Nous vivons dans un monde marqué par l’inégalité et les hiérarchies...
En Occident, le capitalisme, la démocratie et le patriarcat ont imposé une division du monde en groupes et sous-groupes avec plusieurs degrés de pouvoir et qui se différentient entre eux par des catégories abstraites comme le genre, la langue, la race, la classe socio-économique, la religion, etc. Nous, les humains, nous utilisons les étiquettes pour nous classifier, nous différencier des uns des autres et établir ainsi des positions de supériorité et d’infériorité en forme pyramidale. Dans mon livre, “Más allá de las etiquetas”, je défends l’idée que le futur ne consisterait pas à annuler les différences, mais à prendre conscience que ces étiquettes nous enrichissent, et les intégrer comme un élément d’union et d’égalité.
“Aller
au-delà du genre peut nous sauver non seulement des hiérarchies, mais aussi
d’un autre type de catégories qui nous séparent, plus qu’elles nous unissent”.
Je crois que le futur
est queer, et je crois que sa proposition théorique et politique de transgenrer
la réalité, dépasser le genre, peut nous sauver non seulement des hiérarchies
de genre, mais aussi d’un autre type de catégories qui nous séparent, plus qu’elles
nous unissent. Dans l’actualité postmoderne, de nombreux schémas se sont
écroulés ; ceux qui autrefois nous paraissaient des structures solides
mais qui de nos jours ne tiennent plus debout. Je ne sais pas si tous les
stéréotypes et les rôles patriarcaux s’effondreront un jour (tant au niveau
sociopolitique que symbolique) une fois déconstruits théoriquement, mais je
crois que le patriarcat est en train de se diluer lentement, au moins dans les
structures sociopolitiques.
Petit à petit, pour
vivre et les gens choisissent des chemins plus larges, pluraux et mobiles pour
vivre et être en contact avec les autres. Les identités postmodernes sont de
plus en plus changeantes ; malgré l’américanisation de la culture (terme
utilisé par Romá Gubern pour parler de la globalisation), je crois que nous
sommes en train de vivre des processus de résistance contre-culturelle qui
permettent la fusion et l’hybridation de formats, de styles de musique, de
courants artistiques, de théories et de genres. Je crois que, dans le futur,
les différences seront plus liées au statut socio-économique et aux facteurs
comme la personnalité, les goûts et passions, les habitudes et la profession.
Il est évident que nous
parlons ici des pays développés et démocratiques. Et parmi eux, je me réfère
plus particulièrement à la pluralité d’identités des habitants des capitales du
monde, qui vivent dans des îles de postmodernité individualiste et
consommatrices où l’anonymat et la liberté de mouvements est beaucoup plus
grande que dans le monde rural, où prévalent encore les codes de la tradition
patriarcale, plus misogyne.
Je crois que lorsque le
code négatif ne fera plus référence à tout ce qui est féminin, alors les hommes
pourront acquérir des qualités, des gestes, des manières et des formes de
relation plus “féminines” sans peur de perdre leur identité personnelle, car
celle-ci ne sera plus basée autant sur la virilité que sur d’autres facteurs.

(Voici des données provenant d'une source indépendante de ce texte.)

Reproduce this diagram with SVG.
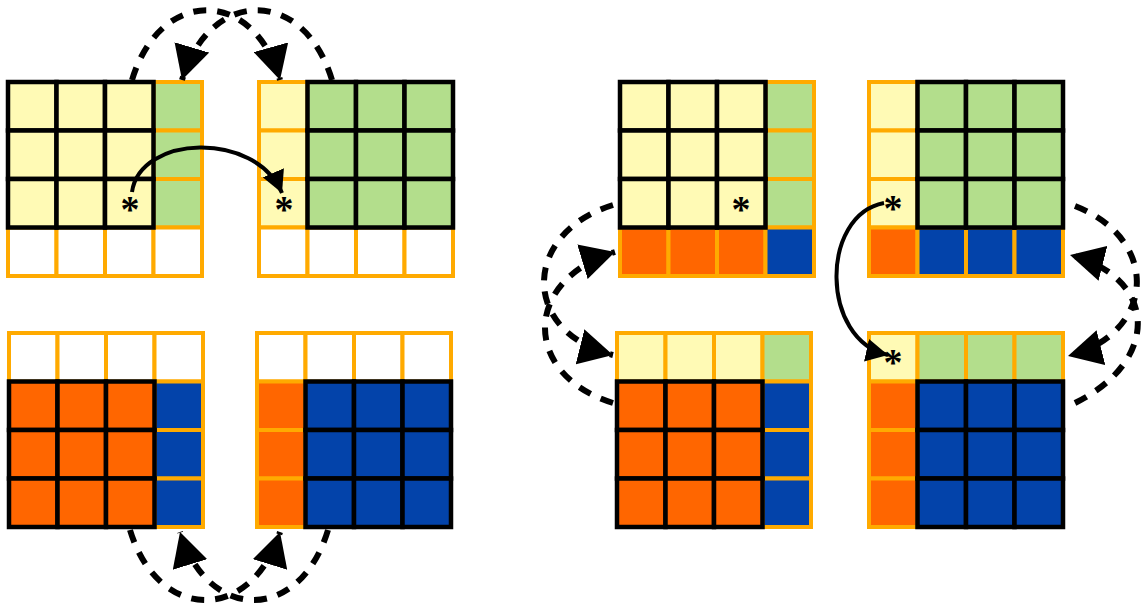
<svg xmlns="http://www.w3.org/2000/svg" width="1142" height="607" viewBox="0 0 1142 607">
<style>
rect{stroke-width:4}
.ob{stroke:#FFAA00}
.bk{stroke:#000;stroke-width:4.5}
.y{fill:#FFFAB5}
.g{fill:#B3DE8C}
.w{fill:#FFFFFF}
.o{fill:#FF6600}
.b{fill:#0343AA}
.ast{font-family:"Liberation Serif",serif;font-weight:bold;font-size:38px;fill:#000;text-anchor:middle}
.dash{fill:none;stroke:#000;stroke-width:6;stroke-dasharray:13,11}
.solid{fill:none;stroke:#000;stroke-width:4}
</style>
<defs>
<marker id="big" markerUnits="userSpaceOnUse" markerWidth="34" markerHeight="36" refX="34" refY="18" orient="auto" viewBox="0 0 34 36"><path d="M0,0 L34,18 L0,36 z" fill="#000"/></marker>
<marker id="small" markerUnits="userSpaceOnUse" markerWidth="22" markerHeight="23" refX="22" refY="11.5" orient="auto" viewBox="0 0 22 23"><path d="M0,0 L22,11.5 L0,23 z" fill="#000"/></marker>
</defs>
<rect width="1142" height="607" fill="#fff" stroke="none"/>

<g id="grid1" transform="translate(8,82)">
<rect class="g ob" x="145.5" y="0" width="48.5" height="48.5"/>
<rect class="g ob" x="145.5" y="48.5" width="48.5" height="48.5"/>
<rect class="g ob" x="145.5" y="97" width="48.5" height="48.5"/>
<rect class="w ob" x="0" y="145.5" width="48.5" height="48.5"/>
<rect class="w ob" x="48.5" y="145.5" width="48.5" height="48.5"/>
<rect class="w ob" x="97" y="145.5" width="48.5" height="48.5"/>
<rect class="w ob" x="145.5" y="145.5" width="48.5" height="48.5"/>
<rect class="y bk" x="0" y="0" width="48.5" height="48.5"/>
<rect class="y bk" x="48.5" y="0" width="48.5" height="48.5"/>
<rect class="y bk" x="97" y="0" width="48.5" height="48.5"/>
<rect class="y bk" x="0" y="48.5" width="48.5" height="48.5"/>
<rect class="y bk" x="48.5" y="48.5" width="48.5" height="48.5"/>
<rect class="y bk" x="97" y="48.5" width="48.5" height="48.5"/>
<rect class="y bk" x="0" y="97" width="48.5" height="48.5"/>
<rect class="y bk" x="48.5" y="97" width="48.5" height="48.5"/>
<rect class="y bk" x="97" y="97" width="48.5" height="48.5"/>
<text class="ast" x="122" y="140">*</text>
</g>

<g id="grid2" transform="translate(259,82)">
<rect class="y ob" x="0" y="0" width="48.5" height="48.5"/>
<rect class="y ob" x="0" y="48.5" width="48.5" height="48.5"/>
<rect class="y ob" x="0" y="97" width="48.5" height="48.5"/>
<rect class="w ob" x="0" y="145.5" width="48.5" height="48.5"/>
<rect class="w ob" x="48.5" y="145.5" width="48.5" height="48.5"/>
<rect class="w ob" x="97" y="145.5" width="48.5" height="48.5"/>
<rect class="w ob" x="145.5" y="145.5" width="48.5" height="48.5"/>
<rect class="g bk" x="48.5" y="0" width="48.5" height="48.5"/>
<rect class="g bk" x="97" y="0" width="48.5" height="48.5"/>
<rect class="g bk" x="145.5" y="0" width="48.5" height="48.5"/>
<rect class="g bk" x="48.5" y="48.5" width="48.5" height="48.5"/>
<rect class="g bk" x="97" y="48.5" width="48.5" height="48.5"/>
<rect class="g bk" x="145.5" y="48.5" width="48.5" height="48.5"/>
<rect class="g bk" x="48.5" y="97" width="48.5" height="48.5"/>
<rect class="g bk" x="97" y="97" width="48.5" height="48.5"/>
<rect class="g bk" x="145.5" y="97" width="48.5" height="48.5"/>
<text class="ast" x="25" y="140">*</text>
</g>

<g id="grid3" transform="translate(9,333)">
<rect class="w ob" x="0" y="0" width="48.5" height="48.5"/>
<rect class="w ob" x="48.5" y="0" width="48.5" height="48.5"/>
<rect class="w ob" x="97" y="0" width="48.5" height="48.5"/>
<rect class="w ob" x="145.5" y="0" width="48.5" height="48.5"/>
<rect class="b ob" x="145.5" y="48.5" width="48.5" height="48.5"/>
<rect class="b ob" x="145.5" y="97" width="48.5" height="48.5"/>
<rect class="b ob" x="145.5" y="145.5" width="48.5" height="48.5"/>
<rect class="o bk" x="0" y="48.5" width="48.5" height="48.5"/>
<rect class="o bk" x="48.5" y="48.5" width="48.5" height="48.5"/>
<rect class="o bk" x="97" y="48.5" width="48.5" height="48.5"/>
<rect class="o bk" x="0" y="97" width="48.5" height="48.5"/>
<rect class="o bk" x="48.5" y="97" width="48.5" height="48.5"/>
<rect class="o bk" x="97" y="97" width="48.5" height="48.5"/>
<rect class="o bk" x="0" y="145.5" width="48.5" height="48.5"/>
<rect class="o bk" x="48.5" y="145.5" width="48.5" height="48.5"/>
<rect class="o bk" x="97" y="145.5" width="48.5" height="48.5"/>
</g>

<g id="grid4" transform="translate(257,333)">
<rect class="w ob" x="0" y="0" width="48.5" height="48.5"/>
<rect class="w ob" x="48.5" y="0" width="48.5" height="48.5"/>
<rect class="w ob" x="97" y="0" width="48.5" height="48.5"/>
<rect class="w ob" x="145.5" y="0" width="48.5" height="48.5"/>
<rect class="o ob" x="0" y="48.5" width="48.5" height="48.5"/>
<rect class="o ob" x="0" y="97" width="48.5" height="48.5"/>
<rect class="o ob" x="0" y="145.5" width="48.5" height="48.5"/>
<rect class="b bk" x="48.5" y="48.5" width="48.5" height="48.5"/>
<rect class="b bk" x="97" y="48.5" width="48.5" height="48.5"/>
<rect class="b bk" x="145.5" y="48.5" width="48.5" height="48.5"/>
<rect class="b bk" x="48.5" y="97" width="48.5" height="48.5"/>
<rect class="b bk" x="97" y="97" width="48.5" height="48.5"/>
<rect class="b bk" x="145.5" y="97" width="48.5" height="48.5"/>
<rect class="b bk" x="48.5" y="145.5" width="48.5" height="48.5"/>
<rect class="b bk" x="97" y="145.5" width="48.5" height="48.5"/>
<rect class="b bk" x="145.5" y="145.5" width="48.5" height="48.5"/>
</g>

<g id="grid5" transform="translate(620,82)">
<rect class="g ob" x="145.5" y="0" width="48.5" height="48.5"/>
<rect class="g ob" x="145.5" y="48.5" width="48.5" height="48.5"/>
<rect class="g ob" x="145.5" y="97" width="48.5" height="48.5"/>
<rect class="o ob" x="0" y="145.5" width="48.5" height="48.5"/>
<rect class="o ob" x="48.5" y="145.5" width="48.5" height="48.5"/>
<rect class="o ob" x="97" y="145.5" width="48.5" height="48.5"/>
<rect class="b ob" x="145.5" y="145.5" width="48.5" height="48.5"/>
<rect class="y bk" x="0" y="0" width="48.5" height="48.5"/>
<rect class="y bk" x="48.5" y="0" width="48.5" height="48.5"/>
<rect class="y bk" x="97" y="0" width="48.5" height="48.5"/>
<rect class="y bk" x="0" y="48.5" width="48.5" height="48.5"/>
<rect class="y bk" x="48.5" y="48.5" width="48.5" height="48.5"/>
<rect class="y bk" x="97" y="48.5" width="48.5" height="48.5"/>
<rect class="y bk" x="0" y="97" width="48.5" height="48.5"/>
<rect class="y bk" x="48.5" y="97" width="48.5" height="48.5"/>
<rect class="y bk" x="97" y="97" width="48.5" height="48.5"/>
<text class="ast" x="121" y="140">*</text>
</g>

<g id="grid6" transform="translate(869,82)">
<rect class="y ob" x="0" y="0" width="48.5" height="48.5"/>
<rect class="y ob" x="0" y="48.5" width="48.5" height="48.5"/>
<rect class="y ob" x="0" y="97" width="48.5" height="48.5"/>
<rect class="o ob" x="0" y="145.5" width="48.5" height="48.5"/>
<rect class="b ob" x="48.5" y="145.5" width="48.5" height="48.5"/>
<rect class="b ob" x="97" y="145.5" width="48.5" height="48.5"/>
<rect class="b ob" x="145.5" y="145.5" width="48.5" height="48.5"/>
<rect class="g bk" x="48.5" y="0" width="48.5" height="48.5"/>
<rect class="g bk" x="97" y="0" width="48.5" height="48.5"/>
<rect class="g bk" x="145.5" y="0" width="48.5" height="48.5"/>
<rect class="g bk" x="48.5" y="48.5" width="48.5" height="48.5"/>
<rect class="g bk" x="97" y="48.5" width="48.5" height="48.5"/>
<rect class="g bk" x="145.5" y="48.5" width="48.5" height="48.5"/>
<rect class="g bk" x="48.5" y="97" width="48.5" height="48.5"/>
<rect class="g bk" x="97" y="97" width="48.5" height="48.5"/>
<rect class="g bk" x="145.5" y="97" width="48.5" height="48.5"/>
<text class="ast" x="24" y="139">*</text>
</g>

<g id="grid7" transform="translate(617,333)">
<rect class="y ob" x="0" y="0" width="48.5" height="48.5"/>
<rect class="y ob" x="48.5" y="0" width="48.5" height="48.5"/>
<rect class="y ob" x="97" y="0" width="48.5" height="48.5"/>
<rect class="g ob" x="145.5" y="0" width="48.5" height="48.5"/>
<rect class="b ob" x="145.5" y="48.5" width="48.5" height="48.5"/>
<rect class="b ob" x="145.5" y="97" width="48.5" height="48.5"/>
<rect class="b ob" x="145.5" y="145.5" width="48.5" height="48.5"/>
<rect class="o bk" x="0" y="48.5" width="48.5" height="48.5"/>
<rect class="o bk" x="48.5" y="48.5" width="48.5" height="48.5"/>
<rect class="o bk" x="97" y="48.5" width="48.5" height="48.5"/>
<rect class="o bk" x="0" y="97" width="48.5" height="48.5"/>
<rect class="o bk" x="48.5" y="97" width="48.5" height="48.5"/>
<rect class="o bk" x="97" y="97" width="48.5" height="48.5"/>
<rect class="o bk" x="0" y="145.5" width="48.5" height="48.5"/>
<rect class="o bk" x="48.5" y="145.5" width="48.5" height="48.5"/>
<rect class="o bk" x="97" y="145.5" width="48.5" height="48.5"/>
</g>

<g id="grid8" transform="translate(869,333)">
<rect class="y ob" x="0" y="0" width="48.5" height="48.5"/>
<rect class="g ob" x="48.5" y="0" width="48.5" height="48.5"/>
<rect class="g ob" x="97" y="0" width="48.5" height="48.5"/>
<rect class="g ob" x="145.5" y="0" width="48.5" height="48.5"/>
<rect class="o ob" x="0" y="48.5" width="48.5" height="48.5"/>
<rect class="o ob" x="0" y="97" width="48.5" height="48.5"/>
<rect class="o ob" x="0" y="145.5" width="48.5" height="48.5"/>
<rect class="b bk" x="48.5" y="48.5" width="48.5" height="48.5"/>
<rect class="b bk" x="97" y="48.5" width="48.5" height="48.5"/>
<rect class="b bk" x="145.5" y="48.5" width="48.5" height="48.5"/>
<rect class="b bk" x="48.5" y="97" width="48.5" height="48.5"/>
<rect class="b bk" x="97" y="97" width="48.5" height="48.5"/>
<rect class="b bk" x="145.5" y="97" width="48.5" height="48.5"/>
<rect class="b bk" x="48.5" y="145.5" width="48.5" height="48.5"/>
<rect class="b bk" x="97" y="145.5" width="48.5" height="48.5"/>
<rect class="b bk" x="145.5" y="145.5" width="48.5" height="48.5"/>
<text class="ast" x="24" y="42">*</text>
</g>

<g id="connectors">
<path class="dash" d="M132,80 C160,-13 254,-13 280,80" marker-end="url(#big)"/>
<path class="dash" d="M332,80 C304,-13 210,-13 182,80" marker-end="url(#big)"/>
<path class="dash" d="M130,530 C158,623 252,623 280,532" marker-end="url(#big)"/>
<path class="dash" d="M328,530 C300,623 208,623 180,532" marker-end="url(#big)"/>
<path class="dash" d="M613,205 C522,233 520,332 613,355" marker-end="url(#big)"/>
<path class="dash" d="M613,403 C522,375 522,280 615,252" marker-end="url(#big)"/>
<path class="dash" d="M1075,206 C1162,240 1155,334 1068,356" marker-end="url(#big)"/>
<path class="dash" d="M1075,403 C1162,360 1157,277 1070,255" marker-end="url(#big)"/>
<path class="solid" d="M132,192 C140,135 255,130 282,193" marker-end="url(#small)"/>
<path class="solid" d="M884,203 C820,215 820,340 888,355" marker-end="url(#small)"/>
</g>
</svg>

Les femmes, nous pourrons également nous situer face notre être, c’est-à-dire,
changer notre orientation sexuelle ou performativité de genre et adopter
d’autres rôles, d’autres attitudes vitales intermédiaires, en nous y déplaçant
comme bon nous semble.
Nos relations s’en
trouveront fortement libérées car nous cesserons d’être celle-ci ou celle-là,
pour nous fusionner en une espèce d’arrobas symbolique qui inclurait toutes les
identités dans leurs différentes étapes, toutes les sexualités normatives ou
non, toutes les possibilités d’être, de se donner et de communiquer.
“Au
lieu de chercher des nouvelles formes de classification, nous devons réussir à
nous libérer des étiquettes et chercher dans l’indéfinition, toutes les
possibilités qui s’offrent à nous lorsque nous sortons du monde bicolore pensé
en deux dimensions”.
Jusqu’alors, faire son
chemin consistera à faire tomber toutes les représentations patriarcales qui
renforcent les catégories de genre et la division du monde en deux pôles
opposés. Pour cela, nous ne devrons cesser d’analyser les mythes de notre
culture patriarcale, et nous aurons besoin de déconstruire les stéréotypes,
étriper la clé des rôles, remettre en cause les idées et les faits donnés pour
acquis, et expliquer la forme par laquelle les conditionnements patriarcaux
influent sur notre identité, notre sexualité et nos émotions.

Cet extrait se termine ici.